Unlike the US (which is monthly), Australian investors only get an update on inflation once a quarter.

And with households cashed up, consumer confidence soaring, property values booming and rates on hold at rock-bottom, local markets were on tenterhooks for the March CPI print “like viewers waiting for the next Game of Thrones instalment”, CBA said.

However, “rather than any bloodshed, it was a tepid CPI” result that came through yesterday.


CBA rates strategists Martin Whetton and Philip Brown provided some data analysis, after q/q headline inflation rose by 0.6pc — well short of expectations of a 0.9pc rise.

The trimmed mean measure (preferred by the RBA) of core inflation came in at just 0.3pc, which saw annual core inflation actually fall slightly (to 1.1pc).

“Noflation remains”, the pair said, with markets now facing an arduous three-month wait for the next GoT episode June quarter print, which could show a larger y/y increase off the low base in Q2 2020.

Upward pressures in March were led by the Transport category, including rising fuel costs and higher car prices on strong demand.

Housing inflation fell short of CBA’s forecasts, as government grants such as HomeBuilder helped keep a lid on cost pressures.

And the March CPI print may result in a “modestly lower yield structure” in Australian bond markets, said Whetton and Brown.

The starting point for inflation-based rate rises is “back to the lows for now”, with any changes based on financial stability risks from booming property markets also unlikely.

Looking ahead

In assessing where inflation — and by extension the rates outlook — goes from here, Whetton and Brown looked at zero coupon swap (ZCS) markets.

A zero coupon swap is an exchange of fixed payments for variable payments, where the variable payments are paid in regular instalments (like a normal swap) but the fixed payment is made in a lump sum at the end.

Central to the inflation outlook is the idea that the next few quarters will show larger annual base effects, given the pandemic year was so deflationary.

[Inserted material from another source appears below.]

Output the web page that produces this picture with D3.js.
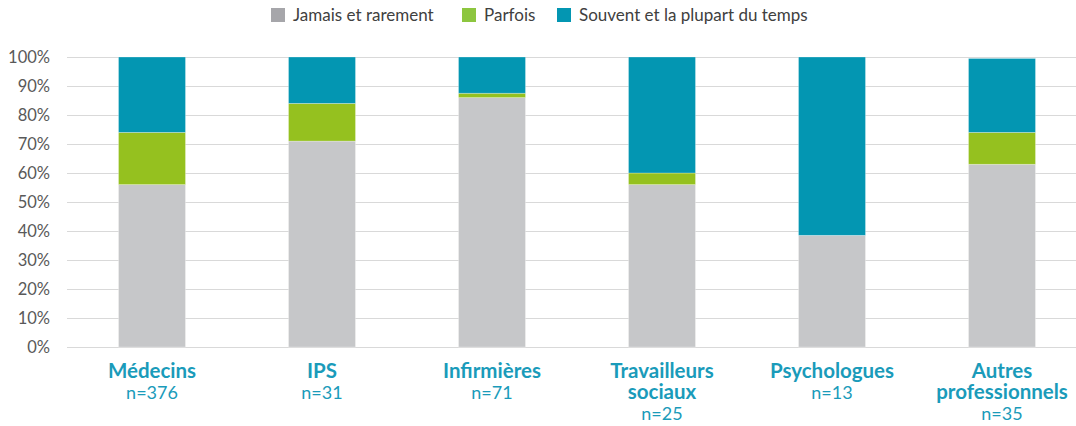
<!DOCTYPE html>
<html>
<head>
<meta charset="utf-8">
<script src="https://cdn.jsdelivr.net/npm/d3@7"></script>
<style>
  body { margin: 0; background: #fff; }
  svg text { font-family: Lato, "Open Sans", sans-serif; }
</style>
</head>
<body>
<div id="chart"></div>
<script>
// categories and sample sizes
var categories = ["Médecins", "IPS", "Infirmières", "Travailleurs sociaux", "Psychologues", "Autres professionnels"];
var catLines = [["Médecins"], ["IPS"], ["Infirmières"], ["Travailleurs", "sociaux"], ["Psychologues"], ["Autres", "professionnels"]];
var sampleN = [376, 31, 71, 25, 13, 35];

// series values (%)
var jamais  = [56, 71, 86, 56, 38.5, 63];
var parfois = [18, 13, 1.5, 4, 0, 11];
var souvent = [26, 16, 12.5, 40, 61.5, 25.5];

var seriesNames = ["Jamais et rarement", "Parfois", "Souvent et la plupart du temps"];
var seriesColors = ["#c6c7c9", "#95c11f", "#0396b2"];
var yTicks = [0, 10, 20, 30, 40, 50, 60, 70, 80, 90, 100];

var W = 1076, H = 426;
var plotLeft = 67, plotRight = 1087, plotTop = 57, plotBottom = 347;

var svg = d3.select("#chart").append("svg")
    .attr("width", W)
    .attr("height", H);

var x = d3.scaleBand().domain(categories).range([plotLeft, plotRight]).padding(0);
var y = d3.scaleLinear().domain([0, 100]).range([plotBottom, plotTop]);
var barW = x.bandwidth() * 0.394;

// gridlines
svg.append("g").selectAll("line")
    .data(yTicks)
    .enter()
    .append("line")
    .attr("x1", plotLeft)
    .attr("x2", plotRight)
    .attr("y1", function (d) { return Math.round(y(d)) + 0.5; })
    .attr("y2", function (d) { return Math.round(y(d)) + 0.5; })
    .attr("stroke", "#d9d9d9")
    .attr("stroke-width", 1);

// y labels
var yAxis = d3.axisLeft(y).tickValues(yTicks).tickFormat(function (d) { return d + "%"; }).tickSize(0).tickPadding(0);
var ya = svg.append("g").attr("transform", "translate(50,0)").call(yAxis);
ya.select(".domain").remove();
ya.selectAll("text")
    .attr("fill", "#595959")
    .attr("font-size", "16.5px")
    .attr("font-family", "Lato, sans-serif");

// stacked bars
var rows = categories.map(function (c, i) {
    return { cat: c, jamais: jamais[i], parfois: parfois[i], souvent: souvent[i] };
});
var stack = d3.stack().keys(["jamais", "parfois", "souvent"]);
var layers = stack(rows);

svg.append("g").selectAll("g")
    .data(layers)
    .enter()
    .append("g")
    .attr("fill", function (d, i) { return seriesColors[i]; })
    .selectAll("rect")
    .data(function (d) { return d; })
    .enter()
    .append("rect")
    .attr("x", function (d) { return x(d.data.cat) + (x.bandwidth() - barW) / 2; })
    .attr("width", barW)
    .attr("y", function (d) { return y(d[1]); })
    .attr("height", function (d) { return Math.max(0, y(d[0]) - y(d[1])); })
    .attr("stroke", "rgba(255,255,255,0.35)")
    .attr("stroke-width", 0.8);

// category labels
var cg = svg.append("g").selectAll("text")
    .data(categories)
    .enter()
    .append("text")
    .attr("text-anchor", "middle")
    .attr("fill", "#1a9bba")
    .attr("x", function (d) { return x(d) + x.bandwidth() / 2; })
    .attr("y", 378);

cg.each(function (d, i) {
    var t = d3.select(this);
    catLines[i].forEach(function (line, k) {
        t.append("tspan")
            .attr("x", x(d) + x.bandwidth() / 2)
            .attr("dy", k === 0 ? 0 : 21)
            .attr("font-weight", "bold")
            .attr("font-size", "20.5px")
            .text(line);
    });
    t.append("tspan")
        .attr("x", x(d) + x.bandwidth() / 2)
        .attr("dy", 21)
        .attr("font-size", "18px")
        .text("n=" + sampleN[i]);
});

// legend
var legX = [271, 462, 557];
var leg = svg.append("g").selectAll("g")
    .data(seriesNames)
    .enter()
    .append("g")
    .attr("transform", function (d, i) { return "translate(" + legX[i] + ",8)"; });
leg.append("rect")
    .attr("width", 14)
    .attr("height", 14)
    .attr("fill", function (d, i) { return i === 0 ? "#a6a6aa" : (i === 1 ? "#8dc63f" : "#0396b2"); });
leg.append("text")
    .attr("x", 22)
    .attr("y", 13)
    .attr("font-size", "17px")
    .attr("fill", "#404040")
    .text(function (d) { return d; });
</script>
</body>
</html>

However, those changes are “immaterial” to ZCS markets because they’re entirely forward-looking, CBA said.

While today’s CPI print missed forecasts, the ZCS market is still pricing for inflation to get to 2pc “from now on out”, Whetton and Brown said.

That marks the lower end of the RBA’s 2-3pc target. And “given the current annual rate is only 1.1pc for the headline, that is a big change. But it’s not entirely unreasonable,” the pair said.

For example, despite yesterday’s miss, the last two quarterly prints have shown steady growth of 0.9pc and 0.6pc.

With most economic indicators rebounding strongly, annualised gains into the two per cent level are probably on the cards.

“For the moment our suspicion is that the demand-pull inflation pressures are building in the economy, and would have been more obvious in today’s print had it not been for government policy,” Whetton and Brown said.

However, they added that the market’s forecast may also reflect some embedded expectations bias around inflation growth, given the prevailing view of upside CPI risk.

In that context, while the market is priced for annual inflation to hit 2pc, it “might take slightly longer for CPI to actually get there”, CBA said.